-- Start of EXERCISE INPUTS --
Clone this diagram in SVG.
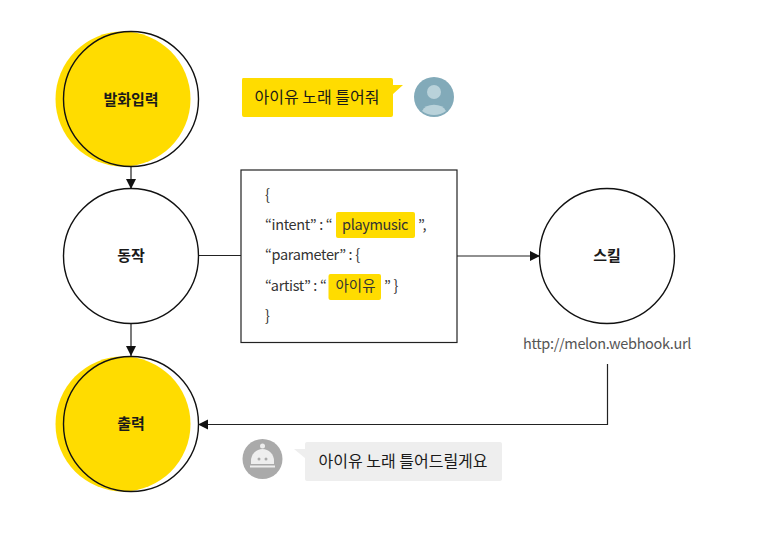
<svg xmlns="http://www.w3.org/2000/svg" width="768" height="533" viewBox="0 0 768 533">
<style>
text{font-family:"Noto Sans CJK KR","Noto Sans",sans-serif;fill:#1a1a1a}
.n{font-size:15px;font-weight:700;text-anchor:middle}
.c{font-size:14.500px;fill:#333;letter-spacing:-.35px}
.k{font-size:14.500px;fill:#333}
.b{font-size:16px;text-anchor:middle}
.o{fill:none;stroke:#111;stroke-width:1.400}
.l{fill:none;stroke:#222;stroke-width:1.200}
.y{fill:#ffdc00}
</style>
<defs>
<marker id="a" markerUnits="userSpaceOnUse" markerWidth="11" markerHeight="11" refX="10" refY="5.500" orient="auto"><path d="M0 .5L10 5.500L0 10.500Z" fill="#111"/></marker>
</defs>
<rect width="768" height="533" fill="#fff"/>
<g id="connectors">
<path class="l" d="M131 166V189" marker-end="url(#a)"/>
<path class="l" d="M131 323V356" marker-end="url(#a)"/>
<path class="l" d="M198 255.500H241"/>
<path class="l" d="M457 256H540" marker-end="url(#a)"/>
<path class="l" d="M607.500 364V424.500H198" marker-end="url(#a)"/>
</g>
<g id="node-input">
<circle class="y" cx="123" cy="99" r="67.500"/>
<circle class="o" cx="131" cy="99" r="67.500"/>
<text class="n" x="131" y="105">발화입력</text>
</g>
<g id="node-action">
<circle class="o" cx="131" cy="256" r="67.500" fill="#fff"/>
<text class="n" x="131" y="261">동작</text>
</g>
<g id="node-output">
<circle class="y" cx="123" cy="424" r="67.500"/>
<circle class="o" cx="131" cy="424" r="67.500"/>
<text class="n" x="131" y="429">출력</text>
</g>
<g id="node-skill">
<circle class="o" cx="607" cy="256" r="67.500" fill="#fff"/>
<text class="n" x="607" y="261">스킬</text>
<text x="607" y="349" font-size="14.500" text-anchor="middle" letter-spacing="-.35" style="fill:#555">http://melon.webhook.url</text>
</g>
<g id="node-json">
<rect x="241" y="170" width="216" height="172.500" fill="#fff" stroke="#222" stroke-width="1.200"/>
<rect class="y" x="336" y="212" width="79" height="26" rx="2"/>
<rect class="y" x="328.500" y="274" width="52.500" height="26" rx="2"/>
<text class="c" x="265" y="200">{</text>
<text class="c" x="265" y="230">“intent” : “</text>
<text class="c" x="342" y="230">playmusic</text>
<text class="c" x="418" y="230">”,</text>
<text class="c" x="265" y="260">“parameter” : {</text>
<text class="c" x="265" y="291">“artist” : “</text>
<text class="k" x="335.500" y="291">아이유</text>
<text class="c" x="384" y="291">” }</text>
<text class="c" x="265" y="321">}</text>
</g>
<g id="node-user-bubble">
<path class="y" d="M243 78H391Q393 78 393 80V85L403 85L393 94V115Q393 117 391 117H244Q242 117 242 115V80Q242 78 243 78Z"/>
<text class="b" x="317" y="103">아이유 노래 틀어줘</text>
<circle cx="434" cy="97" r="20" fill="#82aab9"/>
<circle cx="434" cy="92" r="7" fill="#b9d2da"/>
<path d="M422 111A13 10 0 0 1 446 111A20 20 0 0 1 422 111Z" fill="#b9d2da"/>
</g>
<g id="node-bot-bubble">
<path d="M307 442H500Q502 442 502 444V479Q502 481 500 481H307Q305 481 305 479V458L294 449L305 449V444Q305 442 307 442Z" fill="#eee"/>
<text class="b" x="403" y="467">아이유 노래 틀어드릴게요</text>
<circle cx="262.500" cy="459" r="20" fill="#aaa"/>
<circle cx="262.500" cy="446" r="2.500" fill="#eee"/>
<path d="M251 461A11.500 12 0 0 1 274 461V464H251Z" fill="#eee"/>
<rect x="250" y="465.500" width="25" height="2" fill="#eee"/>
<circle cx="259" cy="459" r="1.500" fill="#aaa"/>
<circle cx="266" cy="459" r="1.500" fill="#aaa"/>
</g>
</svg>
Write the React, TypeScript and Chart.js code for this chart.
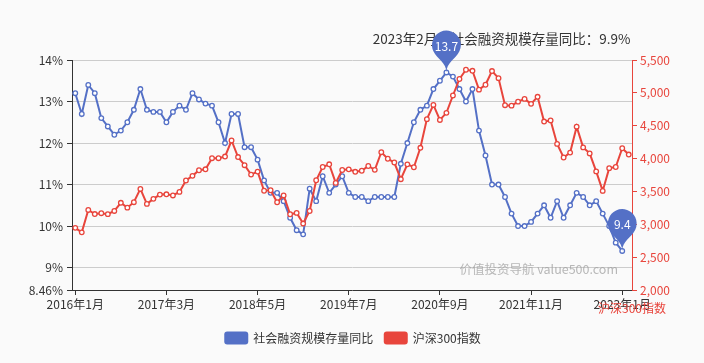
import React, { useEffect, useRef } from 'react';
import { Chart, registerables } from 'chart.js';

Chart.register(...registerables);

const FONT = '"Noto Sans CJK SC", "Noto Sans", sans-serif';
const BLUE = '#5470c6';
const RED = '#e8453c';
const TEXT = '#333333';

// Monthly categories 2016年1月 ... 2023年2月
const categories: string[] = [];
for (let y = 2016; y <= 2023; y++) {
  for (let m = 1; m <= 12; m++) {
    if (y === 2023 && m > 2) break;
    categories.push(`${y}年${m}月`);
  }
}

const xTickLabels = ['2016年1月', '2017年3月', '2018年5月', '2019年7月', '2020年9月', '2021年11月', '2023年1月'];
const leftTicks = [8.46, 9, 10, 11, 12, 13, 14];
const rightTicks = [2000, 2500, 3000, 3500, 4000, 4500, 5000, 5500];

// 社会融资规模存量同比 (%)
const socialFinancingYoY: (number | null)[] = [
  13.2, 12.7, 13.4, 13.2, 12.6, 12.4, 12.2, 12.3, 12.5, 12.8, 13.3, 12.8,
  12.75, 12.75, 12.5, 12.75, 12.9, 12.8, 13.2, 13.05, 12.95, 12.9, 12.5, 12.0,
  12.7, 12.7, 11.9, 11.9, 11.6, 11.1, 10.8, 10.8, 10.6, 10.2, 9.9, 9.8,
  10.9, 10.6, 11.2, 10.8, 11.0, 11.2, 10.8, 10.7, 10.7, 10.6, 10.7, 10.7,
  10.7, 10.7, 11.5, 12.0, 12.5, 12.8, 12.9, 13.3, 13.5, 13.7, 13.6, 13.3,
  13.0, 13.3, 12.3, 11.7, 11.0, 11.0, 10.7, 10.3, 10.0, 10.0, 10.1, 10.3,
  10.5, 10.2, 10.6, 10.2, 10.5, 10.8, 10.7, 10.5, 10.6, 10.3, 10.0, 9.6,
  9.4, null,
];

// 沪深300指数 (month-end)
const csi300: number[] = [
  2946, 2877, 3218, 3156, 3169, 3154, 3203, 3327, 3253, 3336, 3538, 3310,
  3387, 3452, 3456, 3439, 3493, 3666, 3737, 3822, 3837, 4006, 4006, 4031,
  4275, 4023, 3899, 3756, 3802, 3510, 3518, 3335, 3439, 3153, 3173, 3011,
  3202, 3670, 3872, 3913, 3630, 3826, 3836, 3799, 3815, 3887, 3828, 4097,
  3997, 3940, 3686, 3912, 3868, 4164, 4600, 4816, 4588, 4696, 4960, 5211,
  5352, 5336, 5049, 5123, 5332, 5224, 4812, 4805, 4866, 4908, 4833, 4940,
  4563, 4581, 4223, 4016, 4091, 4486, 4170, 4079, 3805, 3508, 3854, 3872,
  4157, 4061,
];

const titleText = '2023年2月，社会融资规模存量同比：9.9%';
const watermarkText = '价值投资导航 value500.com';
const series1Name = '社会融资规模存量同比';
const series2Name = '沪深300指数';

function fmtThousands(v: number): string {
  return String(v).replace(/\B(?=(\d{3})+(?!\d))/g, ',');
}

function drawPin(ctx: CanvasRenderingContext2D, x: number, y: number, size: number, color: string, text: string) {
  const w = (size / 5) * 3;
  const h = Math.max(w, size);
  const r = w / 2;
  const dy = (r * r) / (h - r);
  const cy = y - h + r + dy;
  const angle = Math.asin(dy / r);
  const dx = Math.cos(angle) * r;
  const tanX = Math.sin(angle);
  const tanY = Math.cos(angle);
  const cpLen = r * 0.6;
  const cpLen2 = r * 0.7;
  ctx.save();
  ctx.beginPath();
  ctx.moveTo(x - dx, cy + dy);
  ctx.arc(x, cy, r, Math.PI - angle, Math.PI * 2 + angle);
  ctx.bezierCurveTo(x + dx - tanX * cpLen, cy + dy + tanY * cpLen, x, y - cpLen2, x, y);
  ctx.bezierCurveTo(x, y - cpLen2, x - dx + tanX * cpLen, cy + dy + tanY * cpLen, x - dx, cy + dy);
  ctx.closePath();
  ctx.fillStyle = color;
  ctx.fill();
  ctx.fillStyle = '#ffffff';
  ctx.font = `12px ${FONT}`;
  ctx.textAlign = 'center';
  ctx.textBaseline = 'middle';
  ctx.fillText(text, x, cy + 1);
  ctx.restore();
}

function roundRect(ctx: CanvasRenderingContext2D, x: number, y: number, w: number, h: number, r: number) {
  ctx.beginPath();
  ctx.moveTo(x + r, y);
  ctx.lineTo(x + w - r, y);
  ctx.arcTo(x + w, y, x + w, y + r, r);
  ctx.lineTo(x + w, y + h - r);
  ctx.arcTo(x + w, y + h, x + w - r, y + h, r);
  ctx.lineTo(x + r, y + h);
  ctx.arcTo(x, y + h, x, y + h - r, r);
  ctx.lineTo(x, y + r);
  ctx.arcTo(x, y, x + r, y, r);
  ctx.closePath();
}

export default function App() {
  const ref = useRef<HTMLCanvasElement>(null);

  useEffect(() => {
    const canvas = ref.current;
    if (!canvas) return;

    const overlay = {
      id: 'overlay',
      beforeDatasetsDraw(chart: any) {
        const ctx: CanvasRenderingContext2D = chart.ctx;
        ctx.save();
        ctx.font = `12.5px ${FONT}`;
        ctx.fillStyle = 'rgba(160,160,160,0.75)';
        ctx.textAlign = 'right';
        ctx.textBaseline = 'middle';
        ctx.fillText(watermarkText, 618, 269);
        ctx.restore();
      },
      afterDraw(chart: any) {
        const ctx: CanvasRenderingContext2D = chart.ctx;
        const area = chart.chartArea;
        ctx.save();
        // title annotation
        ctx.font = `13.5px ${FONT}`;
        ctx.fillStyle = TEXT;
        ctx.textAlign = 'center';
        ctx.textBaseline = 'middle';
        ctx.fillText(titleText, 501.5, 38.5);

        // right axis name
        ctx.font = `12px ${FONT}`;
        ctx.fillStyle = RED;
        ctx.fillText(series2Name, area.right, 308.5);

        // legend
        ctx.font = `12px ${FONT}`;
        const w1 = ctx.measureText(series1Name).width;
        const w2 = ctx.measureText(series2Name).width;
        const boxW = 24, boxH = 13, gap = 5, itemGap = 10.5;
        const total = boxW + gap + w1 + itemGap + boxW + gap + w2;
        let lx = 352.5 - total / 2;
        const ly = 338;
        ctx.fillStyle = BLUE;
        roundRect(ctx, lx, ly - boxH / 2, boxW, boxH, 3);
        ctx.fill();
        ctx.fillStyle = TEXT;
        ctx.textAlign = 'left';
        ctx.fillText(series1Name, lx + boxW + gap, ly);
        lx += boxW + gap + w1 + itemGap;
        ctx.fillStyle = RED;
        roundRect(ctx, lx, ly - boxH / 2, boxW, boxH, 3);
        ctx.fill();
        ctx.fillStyle = TEXT;
        ctx.fillText(series2Name, lx + boxW + gap, ly);
        ctx.restore();

        // max / min pins on the blue series
        const meta = chart.getDatasetMeta(0);
        let maxI = -1, minI = -1;
        socialFinancingYoY.forEach((v, i) => {
          if (v == null) return;
          if (maxI < 0 || v > (socialFinancingYoY[maxI] as number)) maxI = i;
          if (minI < 0 || v < (socialFinancingYoY[minI] as number)) minI = i;
        });
        [maxI, minI].forEach((i) => {
          const p = meta.data[i];
          if (!p) return;
          drawPin(ctx, p.x, p.y, 48, BLUE, String(socialFinancingYoY[i]));
        });
      },
    };

    const chart = new Chart(canvas, {
      type: 'line',
      data: {
        labels: categories,
        datasets: [
          {
            label: series1Name,
            data: socialFinancingYoY,
            yAxisID: 'y',
            borderColor: BLUE,
            backgroundColor: BLUE,
            borderWidth: 2,
            pointRadius: 2.3,
            pointBorderWidth: 1.3,
            pointBackgroundColor: '#ffffff',
            pointBorderColor: BLUE,
            tension: 0,
            order: 1,
            spanGaps: false,
          },
          {
            label: series2Name,
            data: csi300,
            yAxisID: 'y1',
            borderColor: RED,
            backgroundColor: RED,
            borderWidth: 2,
            pointRadius: 2.3,
            pointBorderWidth: 1.3,
            pointBackgroundColor: '#ffffff',
            pointBorderColor: RED,
            tension: 0,
            order: 0,
          },
        ],
      },
      options: {
        responsive: false,
        animation: false,
        devicePixelRatio: 1,
        events: [],
        layout: { padding: { left: 0, right: 0, top: 60, bottom: 45 } },
        font: { family: FONT },
        plugins: {
          legend: { display: false },
          tooltip: { enabled: false },
          title: { display: false },
        },
        scales: {
          x: {
            type: 'category',
            offset: true,
            grid: {
              drawOnChartArea: false,
              offset: false,
              tickLength: 5,
              tickColor: (c: any) => (xTickLabels.includes(categories[c.index]) ? TEXT : 'rgba(0,0,0,0)'),
            },
            border: { color: TEXT, width: 1 },
            ticks: {
              autoSkip: false,
              maxRotation: 0,
              minRotation: 0,
              padding: 2,
              color: TEXT,
              font: { family: FONT, size: 12 },
              callback: (_v: any, i: number) => (xTickLabels.includes(categories[i]) ? categories[i] : ''),
            },
            afterFit: (s: any) => {
              s.height = 28;
            },
          },
          y: {
            position: 'left',
            min: 8.46,
            max: 14,
            afterBuildTicks: (s: any) => {
              s.ticks = leftTicks.map((v) => ({ value: v }));
            },
            grid: {
              color: (c: any) => (c.index === 0 ? 'rgba(0,0,0,0)' : '#cccccc'),
              tickColor: TEXT,
              tickLength: 5,
            },
            border: { color: TEXT, width: 1 },
            ticks: {
              color: TEXT,
              padding: 4,
              font: { family: FONT, size: 12 },
              callback: (v: any) => `${v}%`,
            },
            afterFit: (s: any) => {
              s.width = 72;
            },
          },
          y1: {
            position: 'right',
            min: 2000,
            max: 5500,
            afterBuildTicks: (s: any) => {
              s.ticks = rightTicks.map((v) => ({ value: v }));
            },
            grid: {
              drawOnChartArea: false,
              color: RED,
              tickColor: RED,
              tickLength: 5,
            },
            border: { color: RED, width: 1 },
            ticks: {
              color: RED,
              padding: 3,
              font: { family: FONT, size: 12 },
              callback: (v: any) => fmtThousands(Number(v)),
            },
            afterFit: (s: any) => {
              s.width = 72;
            },
          },
        },
      } as any,
      plugins: [overlay],
    });

    return () => chart.destroy();
  }, []);

  return (
    <div style={{ position: 'fixed', left: 0, top: 0, width: 704, height: 363, background: '#fafafa' }}>
      <canvas ref={ref} width={704} height={363} style={{ display: 'block', width: 704, height: 363 }} />
    </div>
  );
}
-- End of EXERCISE INPUTS --
_WHAT YOU WILL DO_
Within the entries above, give again exactly the lines starting at the one that contains "Write the React, TypeScript" and ending at the one that contains "const TEXT = '#333333';", leaving out the pictures.

_EXERCISE OUTPUT_
Write the React, TypeScript and Chart.js code for this chart.
import React, { useEffect, useRef } from 'react';
import { Chart, registerables } from 'chart.js';

Chart.register(...registerables);

const FONT = '"Noto Sans CJK SC", "Noto Sans", sans-serif';
const BLUE = '#5470c6';
const RED = '#e8453c';
const TEXT = '#333333';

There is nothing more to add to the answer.